As an independent contractor, you deserve to either be hired as an employee and receive full benefits, or to be classified correctly as an independent contractor and treated thus.
Some long-term gigs are nebulous, and you can become extremely involved in a company as a freleancer, to the point that you may feel like an employee simply from familiarity. How do you know if you’re being misclassified at a current job, or if a potential gig is not classified correctly?
There are two easy “tells,” and these are the questions that you should ask yourself (or your interviewer):
Do you have to conform to all workplace schedules and rules?
Do you clock in and clock out at a specified time? Do you take a pre-appointed lunch time with all of the other employees? Do you have to attend all team meetings? Do you have to sit for employee evaluations with a boss? Do you have to follow extremely specific rules and regulations that are unique to the company? Do you have to work off the clock?
This is an issue because independent contractors are, by nature, free. You are empowered, by the government, to pursue your work in the way that you prefer. Of course, the way this manifests in the real world is that you may end up following some workplace rules, as you see fit, because they are convenient for you or contribute to the ease of your work.
However, if you notice that the business that wants to use you as an independent contractor treats its freelancers exactly like employees when it comes to schedule, expectations, and procedures, you may want to investigate further to make sure that you are not being misclassified.
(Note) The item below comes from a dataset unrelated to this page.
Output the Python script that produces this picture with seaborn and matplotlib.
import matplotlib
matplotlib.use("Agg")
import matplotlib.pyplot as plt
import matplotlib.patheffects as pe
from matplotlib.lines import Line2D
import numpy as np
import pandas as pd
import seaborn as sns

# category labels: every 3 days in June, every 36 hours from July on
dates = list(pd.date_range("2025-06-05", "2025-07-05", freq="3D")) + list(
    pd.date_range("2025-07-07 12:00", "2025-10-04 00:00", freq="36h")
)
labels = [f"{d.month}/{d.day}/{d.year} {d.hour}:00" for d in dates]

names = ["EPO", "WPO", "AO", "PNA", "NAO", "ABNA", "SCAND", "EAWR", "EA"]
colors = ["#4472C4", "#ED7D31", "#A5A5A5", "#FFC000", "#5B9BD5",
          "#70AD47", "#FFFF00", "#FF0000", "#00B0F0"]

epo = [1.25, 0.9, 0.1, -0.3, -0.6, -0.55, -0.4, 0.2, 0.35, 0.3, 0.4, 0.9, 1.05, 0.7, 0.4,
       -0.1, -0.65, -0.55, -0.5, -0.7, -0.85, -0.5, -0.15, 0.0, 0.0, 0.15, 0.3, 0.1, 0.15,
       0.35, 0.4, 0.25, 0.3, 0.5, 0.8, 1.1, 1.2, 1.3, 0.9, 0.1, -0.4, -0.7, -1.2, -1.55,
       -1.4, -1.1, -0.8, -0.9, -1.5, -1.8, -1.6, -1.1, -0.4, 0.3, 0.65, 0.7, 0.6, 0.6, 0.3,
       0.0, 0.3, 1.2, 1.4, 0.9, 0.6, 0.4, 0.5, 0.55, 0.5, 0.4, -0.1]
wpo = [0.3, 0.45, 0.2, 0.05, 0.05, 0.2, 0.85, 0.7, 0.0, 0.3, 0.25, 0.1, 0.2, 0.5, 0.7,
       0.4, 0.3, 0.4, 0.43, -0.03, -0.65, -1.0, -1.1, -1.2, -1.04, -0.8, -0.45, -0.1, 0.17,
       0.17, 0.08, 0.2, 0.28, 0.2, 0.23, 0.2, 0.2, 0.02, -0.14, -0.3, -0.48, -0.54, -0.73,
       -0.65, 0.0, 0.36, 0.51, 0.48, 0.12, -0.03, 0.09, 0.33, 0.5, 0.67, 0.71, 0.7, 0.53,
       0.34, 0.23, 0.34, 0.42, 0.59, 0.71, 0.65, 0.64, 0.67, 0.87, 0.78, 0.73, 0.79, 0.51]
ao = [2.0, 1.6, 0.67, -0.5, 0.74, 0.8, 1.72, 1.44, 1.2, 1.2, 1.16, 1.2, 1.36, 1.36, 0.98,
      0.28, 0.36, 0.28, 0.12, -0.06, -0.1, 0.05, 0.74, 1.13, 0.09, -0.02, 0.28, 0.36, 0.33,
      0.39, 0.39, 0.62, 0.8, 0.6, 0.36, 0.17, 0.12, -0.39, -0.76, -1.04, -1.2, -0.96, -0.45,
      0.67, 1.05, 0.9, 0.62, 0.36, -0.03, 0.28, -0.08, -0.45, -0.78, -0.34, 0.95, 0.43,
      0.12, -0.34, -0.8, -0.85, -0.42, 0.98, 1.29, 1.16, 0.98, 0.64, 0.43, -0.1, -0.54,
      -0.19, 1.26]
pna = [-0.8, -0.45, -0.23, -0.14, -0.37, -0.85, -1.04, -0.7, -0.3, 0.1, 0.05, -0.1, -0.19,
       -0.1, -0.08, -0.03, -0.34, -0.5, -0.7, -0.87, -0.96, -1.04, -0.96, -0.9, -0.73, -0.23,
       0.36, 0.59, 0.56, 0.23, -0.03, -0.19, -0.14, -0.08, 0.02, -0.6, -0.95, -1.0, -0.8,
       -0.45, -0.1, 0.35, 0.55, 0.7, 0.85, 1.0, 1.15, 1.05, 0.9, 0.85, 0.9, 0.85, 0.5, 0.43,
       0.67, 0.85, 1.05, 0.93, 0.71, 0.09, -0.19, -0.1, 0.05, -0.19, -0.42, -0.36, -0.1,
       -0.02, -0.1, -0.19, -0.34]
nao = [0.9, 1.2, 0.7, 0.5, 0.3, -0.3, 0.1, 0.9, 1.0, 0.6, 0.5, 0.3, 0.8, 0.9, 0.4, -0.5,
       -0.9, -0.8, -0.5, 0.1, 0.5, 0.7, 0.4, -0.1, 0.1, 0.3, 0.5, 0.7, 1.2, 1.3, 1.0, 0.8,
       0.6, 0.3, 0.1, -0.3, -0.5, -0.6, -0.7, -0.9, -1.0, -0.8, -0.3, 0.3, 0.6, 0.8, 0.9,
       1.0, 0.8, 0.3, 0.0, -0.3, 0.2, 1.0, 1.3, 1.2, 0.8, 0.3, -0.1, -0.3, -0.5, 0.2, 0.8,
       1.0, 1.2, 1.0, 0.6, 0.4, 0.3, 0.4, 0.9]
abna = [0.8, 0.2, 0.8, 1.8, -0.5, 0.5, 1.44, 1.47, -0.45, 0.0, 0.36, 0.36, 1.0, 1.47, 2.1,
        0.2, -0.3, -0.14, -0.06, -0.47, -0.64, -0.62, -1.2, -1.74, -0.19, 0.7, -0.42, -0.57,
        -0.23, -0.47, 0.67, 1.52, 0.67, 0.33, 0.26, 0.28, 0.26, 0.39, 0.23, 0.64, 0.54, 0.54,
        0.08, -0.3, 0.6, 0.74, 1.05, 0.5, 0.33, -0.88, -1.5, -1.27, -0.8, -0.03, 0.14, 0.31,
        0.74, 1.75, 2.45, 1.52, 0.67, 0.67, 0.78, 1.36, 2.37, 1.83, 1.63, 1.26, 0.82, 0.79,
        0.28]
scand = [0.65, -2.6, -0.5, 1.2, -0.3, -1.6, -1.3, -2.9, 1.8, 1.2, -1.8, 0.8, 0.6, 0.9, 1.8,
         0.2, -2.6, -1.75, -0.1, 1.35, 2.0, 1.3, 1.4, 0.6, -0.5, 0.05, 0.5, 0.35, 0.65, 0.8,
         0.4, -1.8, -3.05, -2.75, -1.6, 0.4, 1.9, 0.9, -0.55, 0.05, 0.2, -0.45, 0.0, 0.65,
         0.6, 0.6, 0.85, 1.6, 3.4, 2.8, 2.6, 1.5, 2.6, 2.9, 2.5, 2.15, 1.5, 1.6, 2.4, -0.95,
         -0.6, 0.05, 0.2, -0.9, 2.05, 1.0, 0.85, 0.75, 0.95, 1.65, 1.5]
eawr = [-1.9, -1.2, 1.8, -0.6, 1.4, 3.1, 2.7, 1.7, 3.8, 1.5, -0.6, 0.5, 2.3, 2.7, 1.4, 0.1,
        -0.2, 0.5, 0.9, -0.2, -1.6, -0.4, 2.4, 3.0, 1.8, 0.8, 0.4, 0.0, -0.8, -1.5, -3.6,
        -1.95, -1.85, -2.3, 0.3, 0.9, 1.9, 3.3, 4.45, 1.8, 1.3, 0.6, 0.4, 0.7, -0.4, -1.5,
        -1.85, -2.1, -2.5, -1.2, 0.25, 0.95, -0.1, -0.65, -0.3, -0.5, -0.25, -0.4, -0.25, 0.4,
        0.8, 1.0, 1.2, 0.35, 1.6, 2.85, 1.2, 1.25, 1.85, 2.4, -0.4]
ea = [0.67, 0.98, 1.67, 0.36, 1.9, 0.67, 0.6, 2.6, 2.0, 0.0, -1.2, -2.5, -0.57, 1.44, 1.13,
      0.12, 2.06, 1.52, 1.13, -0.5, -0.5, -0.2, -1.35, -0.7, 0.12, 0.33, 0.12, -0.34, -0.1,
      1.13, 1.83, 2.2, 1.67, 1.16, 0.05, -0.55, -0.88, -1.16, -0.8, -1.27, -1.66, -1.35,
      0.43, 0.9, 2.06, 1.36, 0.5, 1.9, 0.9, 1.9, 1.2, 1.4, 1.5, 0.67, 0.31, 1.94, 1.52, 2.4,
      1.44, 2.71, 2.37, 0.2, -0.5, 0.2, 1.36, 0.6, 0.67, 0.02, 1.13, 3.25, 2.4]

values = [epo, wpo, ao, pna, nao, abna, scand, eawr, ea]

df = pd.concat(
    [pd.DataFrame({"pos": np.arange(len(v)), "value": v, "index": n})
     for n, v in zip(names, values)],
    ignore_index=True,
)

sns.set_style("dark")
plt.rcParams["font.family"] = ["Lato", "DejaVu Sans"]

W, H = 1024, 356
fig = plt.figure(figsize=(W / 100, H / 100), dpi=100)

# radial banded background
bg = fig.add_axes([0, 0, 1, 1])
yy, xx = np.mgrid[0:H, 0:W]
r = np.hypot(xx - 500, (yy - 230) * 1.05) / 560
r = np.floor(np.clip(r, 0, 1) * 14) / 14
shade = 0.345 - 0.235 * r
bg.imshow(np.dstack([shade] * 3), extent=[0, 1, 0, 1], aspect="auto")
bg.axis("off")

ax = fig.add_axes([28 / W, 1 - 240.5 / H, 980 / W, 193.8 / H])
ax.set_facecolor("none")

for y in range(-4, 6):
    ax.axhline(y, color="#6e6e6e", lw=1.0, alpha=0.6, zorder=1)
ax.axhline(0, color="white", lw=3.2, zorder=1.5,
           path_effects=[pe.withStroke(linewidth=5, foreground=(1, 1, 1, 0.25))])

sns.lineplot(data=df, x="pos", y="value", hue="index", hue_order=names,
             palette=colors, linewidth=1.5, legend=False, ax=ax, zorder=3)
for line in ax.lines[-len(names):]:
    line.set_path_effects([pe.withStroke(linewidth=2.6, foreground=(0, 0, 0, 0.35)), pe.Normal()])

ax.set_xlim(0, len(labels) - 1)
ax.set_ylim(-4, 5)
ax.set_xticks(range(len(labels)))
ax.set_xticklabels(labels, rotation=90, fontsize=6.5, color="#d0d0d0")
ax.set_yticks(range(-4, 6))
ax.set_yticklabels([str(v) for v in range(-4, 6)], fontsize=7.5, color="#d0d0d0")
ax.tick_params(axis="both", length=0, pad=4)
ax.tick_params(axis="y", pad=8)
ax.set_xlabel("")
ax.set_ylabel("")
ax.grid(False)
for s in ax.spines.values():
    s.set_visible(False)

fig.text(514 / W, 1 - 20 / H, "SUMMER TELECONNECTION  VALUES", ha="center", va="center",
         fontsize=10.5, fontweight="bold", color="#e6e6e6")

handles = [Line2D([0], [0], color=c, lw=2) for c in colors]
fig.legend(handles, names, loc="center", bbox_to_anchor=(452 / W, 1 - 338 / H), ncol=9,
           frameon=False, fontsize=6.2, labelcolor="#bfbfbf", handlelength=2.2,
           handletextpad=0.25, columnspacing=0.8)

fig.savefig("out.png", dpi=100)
Can you use your own methods or tools?
Sometimes there are larger governing bodies than the hiring business that dictates certain methods. An obvious example would be that, as a building contractor, you cannot use lead paint or asbestos in construction – it’s not up to you or the business that hired you. There are some methods and rules that apply to everyone.
However, the general idea of independent contracting is that you use your own methods and your own tools. This is the “independent” part of the “independent contractor.” As a freelancer, you should be trusted that you have the expertise to conduct your business in the way that you see fit.
Private music teachers should have their own sheet music. Photographers should use their own equipment. Accountants should own the correct bookkeeping software necessary for their work. The idea is that a freelancer should have the freedom to move from one job to another with all of the tools that they need.
Of course, there are gray areas and fine lines. You may be willing to make one or two exceptions in order to fit into a company culture as a freelancer. However, make sure that you are assessing the big picture of your role in the company, and decide, based on tax law, if the work that you do is truly independent or if you should be enjoying the same benefits as employees.